Weird: The Power of Being an Outsider in an Insider World

Image of Weird: The Power of Being an Outsider in an Insider World
Author(s): 
Release Date: 
April 7, 2020
Publisher/Imprint: 
Hachette Go
Pages: 
320
Reviewed by: 

Atlantic staff writer Olga Khazan tries to do much too much in her well-written, often absorbing work of memoir and reportage, Weird: The Power of Being an Outsider in an Insider World.

Contrary to her claim, Khazan is not weird. Nor are many, if any, of the three dozen unusual individuals she has interviewed. They are all different, by virtue of some combination of appearance, behaviors, or circumstances, or all of the above. Their stories are fascinating. But don’t expect a parade of the ultra-strange. They’re not here.

To clarify, one dictionary at hand suggests a person with 100 metal piercings in his face might be considered weird.

Khazan grew up in a Russian Jewish immigrant family living among evangelical Christians in Midland, Texas. She went to Baptist daycare. Her father looked like Saddam Hussein, she writes. She felt like an outsider. “For much of my life, all I wanted to be was normal.”

Understandably, as a health and science writer, she wondered how others have dealt with—even overcome—similar feelings of exclusion. The others whose stories she tells here include a female NASCAR driver, a male preschool teacher, a transgender mayor, a low-income student sent to an elite boarding school, a liberal sociologist in the Bible Belt, a successful black female lawyer, and the only Muslim girl in a school.

These are the people she calls weirdos. She also calls them outsiders, misfits, nonconformists, and marginalized, interchangeably. Vastly different in their differences, she lumps them together under the misleading big tent word “weird.” Her book might better have been titled “Different,” a far less enticing (but more accurate) word than “Weird,” which her editor probably preferred.

“It’s good to be a weirdo,” writes the author. “Being different from other people around you confers hidden advantages that can help you in life and in work.” It also confers a load of woe.

Sure enough, her 30 interviewees overcame feelings of difference—of being lonely, misunderstood, left out—engendered by assumptions about them made by others. They did it by finding inner strength, support, therapy, different living circumstances—in myriad ways that helped them escape the negative impacts of hostility and prejudice.

“We tend to sort people into groups based on their differences,” wrote psychologist Henri Tajfel, an expert quoted by the author. Throughout her book, Khazan draws on many studies to explain why being different matters, and the kinds of behaviors—from social anxiety to imposter syndrome—it can lead to.
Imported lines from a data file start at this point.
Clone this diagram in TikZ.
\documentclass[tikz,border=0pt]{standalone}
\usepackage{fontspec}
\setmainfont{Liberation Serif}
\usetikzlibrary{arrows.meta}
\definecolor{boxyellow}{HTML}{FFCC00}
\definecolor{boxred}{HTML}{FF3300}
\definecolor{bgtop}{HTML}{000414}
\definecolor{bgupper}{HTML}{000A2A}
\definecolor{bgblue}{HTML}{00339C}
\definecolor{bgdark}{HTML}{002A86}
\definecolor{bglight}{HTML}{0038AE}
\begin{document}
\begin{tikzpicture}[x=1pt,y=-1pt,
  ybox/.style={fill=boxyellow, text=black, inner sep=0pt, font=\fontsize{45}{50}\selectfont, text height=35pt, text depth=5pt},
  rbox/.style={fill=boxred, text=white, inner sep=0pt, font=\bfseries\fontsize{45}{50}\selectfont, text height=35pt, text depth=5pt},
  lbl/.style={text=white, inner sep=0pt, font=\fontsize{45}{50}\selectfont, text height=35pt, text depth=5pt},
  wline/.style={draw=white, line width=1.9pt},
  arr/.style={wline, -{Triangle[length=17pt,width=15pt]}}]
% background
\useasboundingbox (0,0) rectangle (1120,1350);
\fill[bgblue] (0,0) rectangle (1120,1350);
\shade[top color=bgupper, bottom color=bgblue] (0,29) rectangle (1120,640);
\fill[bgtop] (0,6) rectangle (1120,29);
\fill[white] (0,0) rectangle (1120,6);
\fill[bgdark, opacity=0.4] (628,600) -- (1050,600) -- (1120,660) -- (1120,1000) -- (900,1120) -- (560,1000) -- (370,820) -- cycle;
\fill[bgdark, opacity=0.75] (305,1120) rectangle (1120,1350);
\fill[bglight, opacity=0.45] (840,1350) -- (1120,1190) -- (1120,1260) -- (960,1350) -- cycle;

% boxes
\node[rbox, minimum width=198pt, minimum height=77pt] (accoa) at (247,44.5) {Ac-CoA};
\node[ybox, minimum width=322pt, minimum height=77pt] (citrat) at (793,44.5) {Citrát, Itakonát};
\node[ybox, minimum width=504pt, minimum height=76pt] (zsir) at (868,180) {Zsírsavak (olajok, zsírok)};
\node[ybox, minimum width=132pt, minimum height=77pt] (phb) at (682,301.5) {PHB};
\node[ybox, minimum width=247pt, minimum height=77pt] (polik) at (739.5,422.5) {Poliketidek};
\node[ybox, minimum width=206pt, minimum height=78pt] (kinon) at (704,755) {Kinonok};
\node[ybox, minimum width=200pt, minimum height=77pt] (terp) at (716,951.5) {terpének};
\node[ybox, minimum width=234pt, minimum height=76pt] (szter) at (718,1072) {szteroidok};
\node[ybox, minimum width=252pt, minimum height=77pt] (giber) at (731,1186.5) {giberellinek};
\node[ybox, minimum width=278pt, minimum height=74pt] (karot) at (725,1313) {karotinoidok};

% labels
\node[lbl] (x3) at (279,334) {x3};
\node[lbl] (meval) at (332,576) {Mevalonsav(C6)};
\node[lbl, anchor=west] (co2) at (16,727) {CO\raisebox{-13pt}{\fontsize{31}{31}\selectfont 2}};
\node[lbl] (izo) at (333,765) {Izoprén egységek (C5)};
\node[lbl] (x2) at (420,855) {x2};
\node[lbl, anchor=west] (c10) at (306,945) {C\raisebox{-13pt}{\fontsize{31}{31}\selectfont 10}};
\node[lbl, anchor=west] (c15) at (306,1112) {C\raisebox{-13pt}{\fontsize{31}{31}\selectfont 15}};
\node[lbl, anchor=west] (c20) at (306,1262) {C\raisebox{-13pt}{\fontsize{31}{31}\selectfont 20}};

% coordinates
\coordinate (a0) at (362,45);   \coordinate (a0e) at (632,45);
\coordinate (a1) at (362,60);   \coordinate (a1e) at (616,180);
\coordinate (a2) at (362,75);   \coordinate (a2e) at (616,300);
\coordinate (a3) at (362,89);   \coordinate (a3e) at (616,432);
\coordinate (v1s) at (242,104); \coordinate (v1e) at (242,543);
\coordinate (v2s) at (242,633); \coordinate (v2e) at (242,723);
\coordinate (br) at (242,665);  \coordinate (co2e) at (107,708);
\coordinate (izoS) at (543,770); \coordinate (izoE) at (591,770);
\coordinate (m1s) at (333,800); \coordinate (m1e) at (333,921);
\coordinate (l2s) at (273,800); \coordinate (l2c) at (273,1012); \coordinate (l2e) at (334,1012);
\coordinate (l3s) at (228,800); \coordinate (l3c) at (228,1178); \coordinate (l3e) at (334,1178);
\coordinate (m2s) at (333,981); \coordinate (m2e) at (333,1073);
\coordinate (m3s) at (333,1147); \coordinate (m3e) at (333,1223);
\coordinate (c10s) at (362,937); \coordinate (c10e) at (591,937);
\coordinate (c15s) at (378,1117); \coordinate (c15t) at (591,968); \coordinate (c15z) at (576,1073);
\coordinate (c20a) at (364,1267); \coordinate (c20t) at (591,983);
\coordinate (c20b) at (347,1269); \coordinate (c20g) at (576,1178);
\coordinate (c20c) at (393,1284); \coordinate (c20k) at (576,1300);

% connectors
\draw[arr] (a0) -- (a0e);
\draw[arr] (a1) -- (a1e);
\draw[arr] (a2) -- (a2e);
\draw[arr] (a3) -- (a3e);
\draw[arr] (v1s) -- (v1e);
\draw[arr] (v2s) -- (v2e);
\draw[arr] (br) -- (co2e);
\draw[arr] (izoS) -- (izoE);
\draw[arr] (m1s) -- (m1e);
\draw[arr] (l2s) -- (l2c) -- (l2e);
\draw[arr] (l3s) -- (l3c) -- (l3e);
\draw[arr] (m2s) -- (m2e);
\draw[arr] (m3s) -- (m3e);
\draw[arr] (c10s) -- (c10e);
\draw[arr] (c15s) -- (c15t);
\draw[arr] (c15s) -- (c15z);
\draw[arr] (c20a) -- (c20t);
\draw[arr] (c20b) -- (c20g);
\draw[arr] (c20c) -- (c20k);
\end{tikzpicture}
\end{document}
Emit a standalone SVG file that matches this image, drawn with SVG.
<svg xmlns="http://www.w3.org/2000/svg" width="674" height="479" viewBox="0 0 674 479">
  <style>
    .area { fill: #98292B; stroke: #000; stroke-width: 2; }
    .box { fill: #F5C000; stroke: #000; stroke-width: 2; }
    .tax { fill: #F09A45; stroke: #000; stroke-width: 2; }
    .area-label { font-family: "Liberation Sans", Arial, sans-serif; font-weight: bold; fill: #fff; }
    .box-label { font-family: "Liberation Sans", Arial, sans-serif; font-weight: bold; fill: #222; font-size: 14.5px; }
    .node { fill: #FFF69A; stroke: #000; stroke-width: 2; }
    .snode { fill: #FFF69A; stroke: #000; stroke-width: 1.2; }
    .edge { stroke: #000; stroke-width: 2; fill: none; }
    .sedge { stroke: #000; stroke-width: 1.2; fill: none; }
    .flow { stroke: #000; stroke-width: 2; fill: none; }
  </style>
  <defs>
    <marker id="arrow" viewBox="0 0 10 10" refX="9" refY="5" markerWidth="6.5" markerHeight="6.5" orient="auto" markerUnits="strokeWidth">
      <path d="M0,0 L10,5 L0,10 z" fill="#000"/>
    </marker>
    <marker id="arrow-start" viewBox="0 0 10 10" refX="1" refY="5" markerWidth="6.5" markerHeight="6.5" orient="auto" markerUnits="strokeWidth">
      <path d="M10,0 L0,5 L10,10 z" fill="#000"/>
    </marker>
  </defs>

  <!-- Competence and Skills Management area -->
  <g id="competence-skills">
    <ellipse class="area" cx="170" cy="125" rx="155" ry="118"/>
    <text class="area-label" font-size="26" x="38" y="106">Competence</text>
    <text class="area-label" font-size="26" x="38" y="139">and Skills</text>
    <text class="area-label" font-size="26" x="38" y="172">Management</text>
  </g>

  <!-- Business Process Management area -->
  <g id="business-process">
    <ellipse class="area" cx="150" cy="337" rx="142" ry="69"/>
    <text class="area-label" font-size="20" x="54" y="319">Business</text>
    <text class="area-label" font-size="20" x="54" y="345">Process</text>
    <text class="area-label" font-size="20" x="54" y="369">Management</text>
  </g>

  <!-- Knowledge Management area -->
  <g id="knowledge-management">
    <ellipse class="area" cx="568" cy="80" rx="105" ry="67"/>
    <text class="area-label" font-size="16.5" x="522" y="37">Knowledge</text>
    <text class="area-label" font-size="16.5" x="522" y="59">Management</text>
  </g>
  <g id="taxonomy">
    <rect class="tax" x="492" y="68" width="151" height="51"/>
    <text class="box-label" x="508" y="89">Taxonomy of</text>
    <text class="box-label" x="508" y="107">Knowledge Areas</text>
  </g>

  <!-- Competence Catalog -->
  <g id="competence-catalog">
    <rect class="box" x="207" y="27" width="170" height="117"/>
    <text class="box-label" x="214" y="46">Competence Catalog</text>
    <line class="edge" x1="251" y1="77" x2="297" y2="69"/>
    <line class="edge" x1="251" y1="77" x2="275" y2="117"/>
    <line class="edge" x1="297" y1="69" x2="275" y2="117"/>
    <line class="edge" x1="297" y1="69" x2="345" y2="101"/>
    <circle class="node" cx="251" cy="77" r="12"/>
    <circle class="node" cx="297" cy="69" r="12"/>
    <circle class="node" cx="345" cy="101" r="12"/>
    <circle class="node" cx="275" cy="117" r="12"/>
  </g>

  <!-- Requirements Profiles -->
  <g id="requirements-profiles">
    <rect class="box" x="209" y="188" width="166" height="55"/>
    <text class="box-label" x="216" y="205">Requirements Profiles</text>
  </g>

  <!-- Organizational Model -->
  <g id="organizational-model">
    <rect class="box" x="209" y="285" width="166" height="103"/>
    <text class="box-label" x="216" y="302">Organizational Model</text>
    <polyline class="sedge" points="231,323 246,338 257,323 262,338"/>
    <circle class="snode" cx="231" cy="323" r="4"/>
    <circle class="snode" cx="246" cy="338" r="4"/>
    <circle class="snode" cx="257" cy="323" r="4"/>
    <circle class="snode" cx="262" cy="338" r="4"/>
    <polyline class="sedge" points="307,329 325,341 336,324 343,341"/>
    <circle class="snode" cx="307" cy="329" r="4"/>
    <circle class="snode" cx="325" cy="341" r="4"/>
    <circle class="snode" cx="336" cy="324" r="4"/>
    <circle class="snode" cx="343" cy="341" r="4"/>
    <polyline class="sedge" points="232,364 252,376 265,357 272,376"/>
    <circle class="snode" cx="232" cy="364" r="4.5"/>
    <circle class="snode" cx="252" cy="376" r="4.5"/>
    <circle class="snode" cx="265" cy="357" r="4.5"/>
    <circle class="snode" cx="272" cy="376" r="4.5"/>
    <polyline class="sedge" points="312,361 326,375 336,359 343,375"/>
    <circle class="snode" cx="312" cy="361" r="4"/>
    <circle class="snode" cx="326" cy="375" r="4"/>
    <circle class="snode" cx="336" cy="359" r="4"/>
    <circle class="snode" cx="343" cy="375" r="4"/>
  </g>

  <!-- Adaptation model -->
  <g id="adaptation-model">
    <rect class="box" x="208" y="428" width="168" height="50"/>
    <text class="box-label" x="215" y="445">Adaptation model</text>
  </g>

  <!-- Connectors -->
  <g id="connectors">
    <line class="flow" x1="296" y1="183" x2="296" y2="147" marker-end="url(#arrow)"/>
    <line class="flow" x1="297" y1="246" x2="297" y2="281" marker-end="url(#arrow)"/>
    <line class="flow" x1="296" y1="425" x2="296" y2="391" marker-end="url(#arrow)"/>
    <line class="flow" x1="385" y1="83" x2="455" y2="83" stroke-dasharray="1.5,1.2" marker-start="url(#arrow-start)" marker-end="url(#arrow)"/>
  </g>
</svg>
As her subtitle suggests, the author believes outsider status bestows the power to overcome issues and make successful life changes. Her selected outsiders were certainly somewhat successful. They “seem like misfits, but . . . for the most part handle it well.” But she offers no general self-help fix that will work for countless others struggling to seem “normal” in all respects. “The kinds of stories you tell yourself matter,” she writes. But how to change those stories?

In the end, Khazan shows that some unusual people are able to overcome their inner feelings of not fitting in. But their hard work varies widely, just like their issues and life situations. It does not lend itself to a single prescription of hope for people facing a huge spectrum of difficult issues.

An interesting account of often painful lives, then, but hardly an occasion for celebrating your inner weirdness.